— EXERCISE BRIEF —
Select every line containing the word "this" from the material, and copy those lines.
* START *
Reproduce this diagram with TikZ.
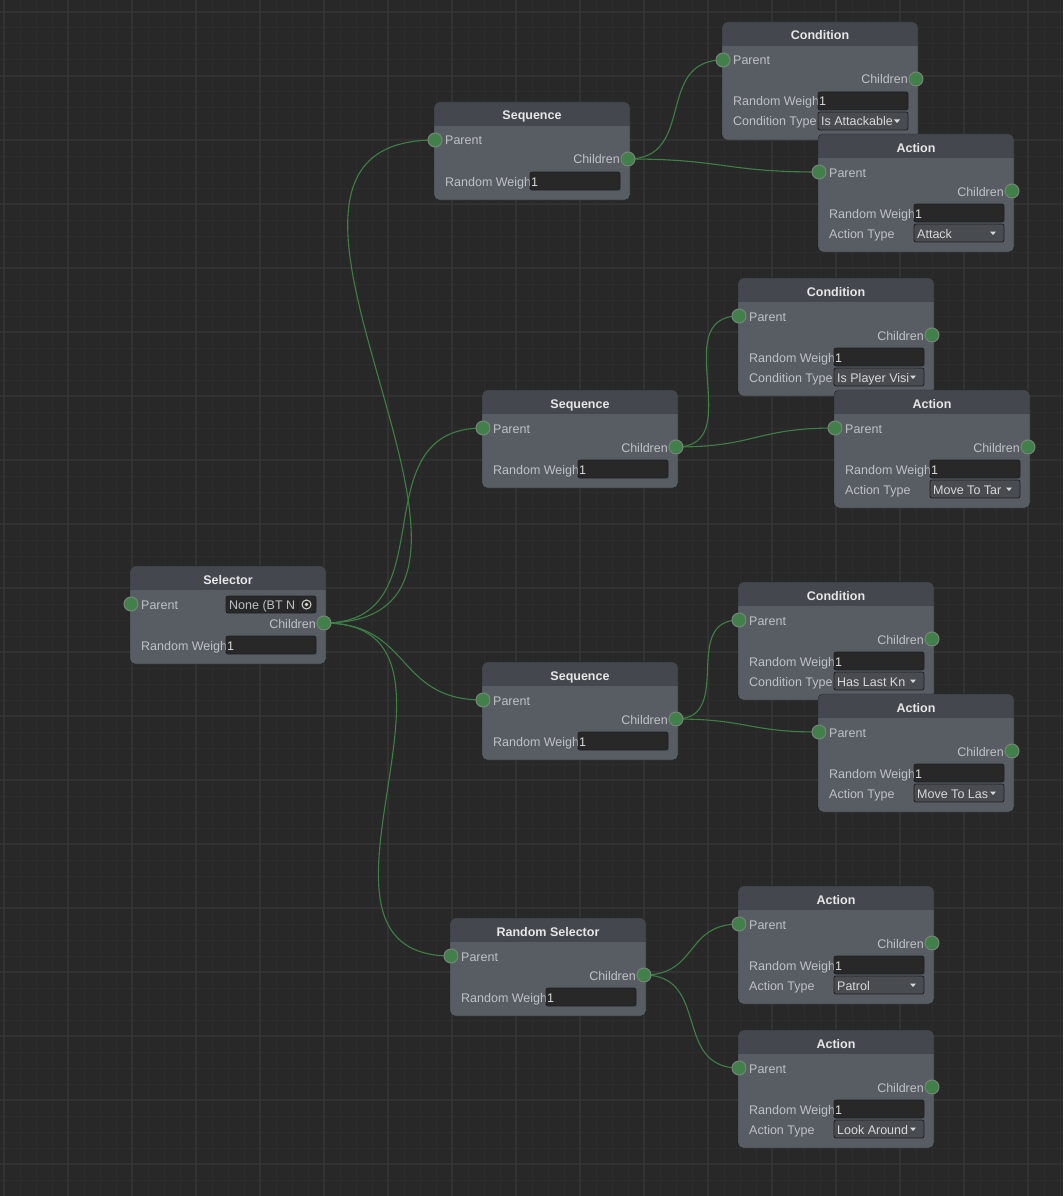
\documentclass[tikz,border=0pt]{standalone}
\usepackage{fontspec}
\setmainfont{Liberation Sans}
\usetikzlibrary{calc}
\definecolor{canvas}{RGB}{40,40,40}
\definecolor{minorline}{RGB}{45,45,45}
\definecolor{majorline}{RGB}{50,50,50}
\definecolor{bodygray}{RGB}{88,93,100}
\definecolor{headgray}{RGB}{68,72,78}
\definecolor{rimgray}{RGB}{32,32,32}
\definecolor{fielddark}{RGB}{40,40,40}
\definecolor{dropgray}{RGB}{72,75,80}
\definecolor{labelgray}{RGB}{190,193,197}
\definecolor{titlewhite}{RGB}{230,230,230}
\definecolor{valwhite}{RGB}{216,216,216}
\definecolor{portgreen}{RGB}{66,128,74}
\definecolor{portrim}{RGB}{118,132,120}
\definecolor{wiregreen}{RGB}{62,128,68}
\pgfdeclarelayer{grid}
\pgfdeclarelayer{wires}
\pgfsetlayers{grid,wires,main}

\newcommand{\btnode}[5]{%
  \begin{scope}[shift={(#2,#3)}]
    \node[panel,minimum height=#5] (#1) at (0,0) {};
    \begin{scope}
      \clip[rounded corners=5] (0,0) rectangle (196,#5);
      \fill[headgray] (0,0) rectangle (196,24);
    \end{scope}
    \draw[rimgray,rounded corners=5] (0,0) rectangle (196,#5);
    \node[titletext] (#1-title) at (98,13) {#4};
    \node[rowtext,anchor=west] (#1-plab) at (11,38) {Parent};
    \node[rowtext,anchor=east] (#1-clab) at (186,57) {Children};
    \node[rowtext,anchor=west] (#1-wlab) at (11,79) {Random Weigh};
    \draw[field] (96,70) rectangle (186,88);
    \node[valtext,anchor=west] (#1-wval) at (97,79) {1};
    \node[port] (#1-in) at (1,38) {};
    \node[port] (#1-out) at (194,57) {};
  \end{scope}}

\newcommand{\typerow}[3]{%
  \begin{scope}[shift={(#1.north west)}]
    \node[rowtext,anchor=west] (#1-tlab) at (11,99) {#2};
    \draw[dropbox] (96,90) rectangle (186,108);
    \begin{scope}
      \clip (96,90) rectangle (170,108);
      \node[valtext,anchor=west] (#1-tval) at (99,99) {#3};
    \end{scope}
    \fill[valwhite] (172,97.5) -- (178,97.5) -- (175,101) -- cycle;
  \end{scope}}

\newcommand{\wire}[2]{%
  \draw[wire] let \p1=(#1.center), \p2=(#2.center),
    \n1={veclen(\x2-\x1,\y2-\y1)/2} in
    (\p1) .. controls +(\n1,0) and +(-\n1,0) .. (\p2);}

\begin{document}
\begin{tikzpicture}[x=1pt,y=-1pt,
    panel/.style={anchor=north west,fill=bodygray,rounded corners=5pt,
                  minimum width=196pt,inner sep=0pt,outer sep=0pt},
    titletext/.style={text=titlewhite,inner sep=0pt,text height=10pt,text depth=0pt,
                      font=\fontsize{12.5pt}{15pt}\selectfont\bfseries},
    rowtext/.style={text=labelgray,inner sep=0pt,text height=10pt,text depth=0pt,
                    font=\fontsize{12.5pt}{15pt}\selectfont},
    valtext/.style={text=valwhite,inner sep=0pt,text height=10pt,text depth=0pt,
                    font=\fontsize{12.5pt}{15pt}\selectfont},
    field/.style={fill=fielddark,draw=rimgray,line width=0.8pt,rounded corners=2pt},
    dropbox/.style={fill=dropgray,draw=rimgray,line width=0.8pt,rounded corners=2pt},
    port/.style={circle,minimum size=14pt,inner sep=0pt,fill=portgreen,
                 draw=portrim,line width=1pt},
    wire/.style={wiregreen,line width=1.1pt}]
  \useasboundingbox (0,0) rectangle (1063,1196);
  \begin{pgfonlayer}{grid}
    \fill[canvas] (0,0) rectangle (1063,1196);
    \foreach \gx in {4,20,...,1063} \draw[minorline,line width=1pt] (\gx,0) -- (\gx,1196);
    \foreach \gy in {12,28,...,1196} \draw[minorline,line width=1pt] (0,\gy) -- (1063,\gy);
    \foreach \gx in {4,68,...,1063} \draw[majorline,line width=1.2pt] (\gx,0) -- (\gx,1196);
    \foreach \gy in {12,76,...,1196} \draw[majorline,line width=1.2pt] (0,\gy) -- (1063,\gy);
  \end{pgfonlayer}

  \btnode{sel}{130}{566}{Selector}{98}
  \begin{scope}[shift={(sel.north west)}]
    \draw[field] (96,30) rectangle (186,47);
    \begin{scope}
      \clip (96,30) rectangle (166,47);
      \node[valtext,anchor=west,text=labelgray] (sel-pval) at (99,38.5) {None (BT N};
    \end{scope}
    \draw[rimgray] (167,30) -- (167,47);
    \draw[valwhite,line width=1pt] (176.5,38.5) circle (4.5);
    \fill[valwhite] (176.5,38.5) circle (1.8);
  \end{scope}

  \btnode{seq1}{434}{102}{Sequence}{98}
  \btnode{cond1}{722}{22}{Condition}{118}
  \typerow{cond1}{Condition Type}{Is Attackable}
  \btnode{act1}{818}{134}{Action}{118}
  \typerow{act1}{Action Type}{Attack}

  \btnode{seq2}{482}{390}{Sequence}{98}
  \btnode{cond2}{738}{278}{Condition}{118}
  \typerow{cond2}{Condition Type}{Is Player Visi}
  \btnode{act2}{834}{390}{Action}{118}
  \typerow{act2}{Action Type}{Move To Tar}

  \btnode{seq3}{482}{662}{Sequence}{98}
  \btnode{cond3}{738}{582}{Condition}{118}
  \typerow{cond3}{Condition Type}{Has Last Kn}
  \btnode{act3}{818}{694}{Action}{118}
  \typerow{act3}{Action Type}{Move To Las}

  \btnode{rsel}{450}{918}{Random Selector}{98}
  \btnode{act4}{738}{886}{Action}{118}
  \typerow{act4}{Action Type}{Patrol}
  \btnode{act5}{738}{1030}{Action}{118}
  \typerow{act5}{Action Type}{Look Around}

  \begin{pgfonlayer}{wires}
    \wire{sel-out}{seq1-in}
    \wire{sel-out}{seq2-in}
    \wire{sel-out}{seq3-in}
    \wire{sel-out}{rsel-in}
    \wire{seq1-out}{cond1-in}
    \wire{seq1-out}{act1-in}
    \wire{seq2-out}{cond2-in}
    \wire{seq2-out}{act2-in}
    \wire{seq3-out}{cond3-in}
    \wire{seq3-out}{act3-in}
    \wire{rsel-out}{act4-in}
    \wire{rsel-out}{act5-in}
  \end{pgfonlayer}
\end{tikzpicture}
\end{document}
* END *
* START *
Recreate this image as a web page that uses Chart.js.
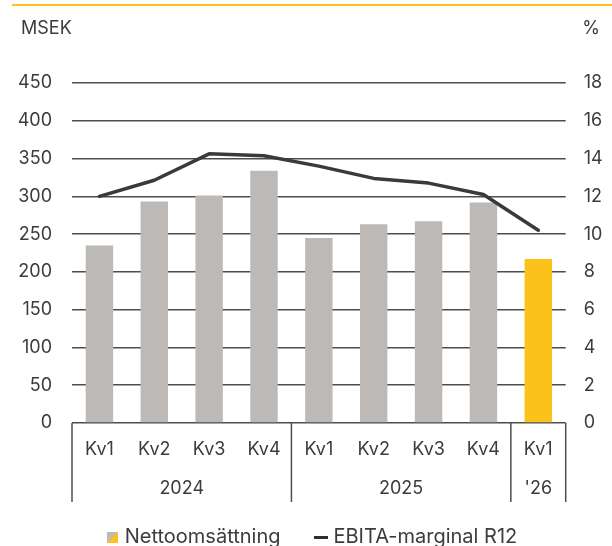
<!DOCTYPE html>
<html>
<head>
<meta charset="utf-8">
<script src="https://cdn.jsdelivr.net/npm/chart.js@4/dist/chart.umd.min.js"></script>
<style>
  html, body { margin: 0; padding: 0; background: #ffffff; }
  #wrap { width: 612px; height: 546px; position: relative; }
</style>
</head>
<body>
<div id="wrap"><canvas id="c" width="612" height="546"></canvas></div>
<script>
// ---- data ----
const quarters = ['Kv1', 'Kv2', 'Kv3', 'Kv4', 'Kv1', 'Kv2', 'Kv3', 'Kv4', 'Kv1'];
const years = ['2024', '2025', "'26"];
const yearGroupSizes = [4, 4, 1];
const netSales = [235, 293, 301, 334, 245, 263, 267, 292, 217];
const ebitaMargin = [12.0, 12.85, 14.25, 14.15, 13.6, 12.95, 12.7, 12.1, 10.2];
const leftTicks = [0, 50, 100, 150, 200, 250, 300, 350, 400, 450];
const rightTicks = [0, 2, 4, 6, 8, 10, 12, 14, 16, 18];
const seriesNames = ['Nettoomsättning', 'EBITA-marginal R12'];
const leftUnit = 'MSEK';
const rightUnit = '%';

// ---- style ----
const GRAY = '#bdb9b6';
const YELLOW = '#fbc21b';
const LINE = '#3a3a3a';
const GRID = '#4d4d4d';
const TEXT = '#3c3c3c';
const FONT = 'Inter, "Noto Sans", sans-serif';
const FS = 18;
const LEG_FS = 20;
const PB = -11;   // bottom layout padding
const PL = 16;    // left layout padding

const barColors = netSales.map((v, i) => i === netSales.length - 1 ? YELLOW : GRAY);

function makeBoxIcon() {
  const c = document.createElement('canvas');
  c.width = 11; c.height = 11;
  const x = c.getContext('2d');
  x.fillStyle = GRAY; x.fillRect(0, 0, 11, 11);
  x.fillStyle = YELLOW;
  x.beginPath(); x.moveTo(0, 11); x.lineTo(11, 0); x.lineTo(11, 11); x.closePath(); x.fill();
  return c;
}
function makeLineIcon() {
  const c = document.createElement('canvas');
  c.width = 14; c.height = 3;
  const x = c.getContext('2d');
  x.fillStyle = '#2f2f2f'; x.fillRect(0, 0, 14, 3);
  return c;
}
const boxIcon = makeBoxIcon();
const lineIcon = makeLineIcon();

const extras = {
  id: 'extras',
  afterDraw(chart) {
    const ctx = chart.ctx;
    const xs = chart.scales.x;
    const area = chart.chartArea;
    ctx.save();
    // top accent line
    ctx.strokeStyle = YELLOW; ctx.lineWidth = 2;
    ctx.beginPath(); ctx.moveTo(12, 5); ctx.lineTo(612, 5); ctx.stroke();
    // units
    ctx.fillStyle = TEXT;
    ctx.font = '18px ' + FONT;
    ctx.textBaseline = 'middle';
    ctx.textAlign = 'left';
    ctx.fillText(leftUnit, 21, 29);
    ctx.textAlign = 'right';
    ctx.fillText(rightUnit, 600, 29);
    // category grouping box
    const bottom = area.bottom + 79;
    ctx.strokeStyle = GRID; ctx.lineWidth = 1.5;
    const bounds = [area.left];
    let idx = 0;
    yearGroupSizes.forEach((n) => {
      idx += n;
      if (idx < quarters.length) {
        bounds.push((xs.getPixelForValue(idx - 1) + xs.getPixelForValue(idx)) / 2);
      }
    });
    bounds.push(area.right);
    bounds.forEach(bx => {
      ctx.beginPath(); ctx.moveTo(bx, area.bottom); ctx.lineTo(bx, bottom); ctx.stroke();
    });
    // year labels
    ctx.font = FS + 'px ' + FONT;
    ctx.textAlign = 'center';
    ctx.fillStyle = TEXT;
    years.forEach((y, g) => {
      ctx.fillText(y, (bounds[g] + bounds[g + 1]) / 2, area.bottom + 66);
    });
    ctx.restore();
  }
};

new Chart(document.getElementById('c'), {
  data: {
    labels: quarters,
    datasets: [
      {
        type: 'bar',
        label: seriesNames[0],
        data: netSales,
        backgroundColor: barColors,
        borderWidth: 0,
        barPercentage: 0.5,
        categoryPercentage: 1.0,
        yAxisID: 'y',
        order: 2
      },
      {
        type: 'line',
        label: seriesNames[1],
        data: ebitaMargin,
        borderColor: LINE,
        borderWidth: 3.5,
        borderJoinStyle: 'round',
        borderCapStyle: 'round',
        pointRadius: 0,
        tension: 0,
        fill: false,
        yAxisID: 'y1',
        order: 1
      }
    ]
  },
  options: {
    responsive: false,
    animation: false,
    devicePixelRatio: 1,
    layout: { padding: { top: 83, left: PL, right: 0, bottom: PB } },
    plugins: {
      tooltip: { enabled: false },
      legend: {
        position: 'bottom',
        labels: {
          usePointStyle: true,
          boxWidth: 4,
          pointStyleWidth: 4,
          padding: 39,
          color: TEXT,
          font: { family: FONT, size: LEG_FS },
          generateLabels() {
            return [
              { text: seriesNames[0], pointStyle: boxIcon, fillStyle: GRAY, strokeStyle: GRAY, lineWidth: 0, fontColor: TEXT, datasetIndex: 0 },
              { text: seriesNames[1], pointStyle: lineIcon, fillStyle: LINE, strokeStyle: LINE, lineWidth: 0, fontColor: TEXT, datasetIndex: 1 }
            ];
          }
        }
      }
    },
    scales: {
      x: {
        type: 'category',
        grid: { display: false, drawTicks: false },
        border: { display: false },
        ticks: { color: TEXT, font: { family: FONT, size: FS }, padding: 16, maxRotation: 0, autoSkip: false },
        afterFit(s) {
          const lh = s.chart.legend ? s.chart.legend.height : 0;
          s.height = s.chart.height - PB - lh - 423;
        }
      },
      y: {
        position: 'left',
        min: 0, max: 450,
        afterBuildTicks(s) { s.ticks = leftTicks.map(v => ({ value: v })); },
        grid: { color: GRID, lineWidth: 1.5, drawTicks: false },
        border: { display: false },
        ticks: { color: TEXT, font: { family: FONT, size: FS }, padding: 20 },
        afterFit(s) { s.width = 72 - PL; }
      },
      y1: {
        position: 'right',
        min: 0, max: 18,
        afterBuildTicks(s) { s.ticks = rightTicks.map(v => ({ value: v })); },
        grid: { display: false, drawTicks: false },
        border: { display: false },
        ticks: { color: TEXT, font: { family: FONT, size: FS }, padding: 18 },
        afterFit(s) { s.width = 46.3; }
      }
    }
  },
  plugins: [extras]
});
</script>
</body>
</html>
* END *
— FINISHED EXERCISE —
Reproduce this diagram with TikZ.
Recreate this image as a web page that uses Chart.js.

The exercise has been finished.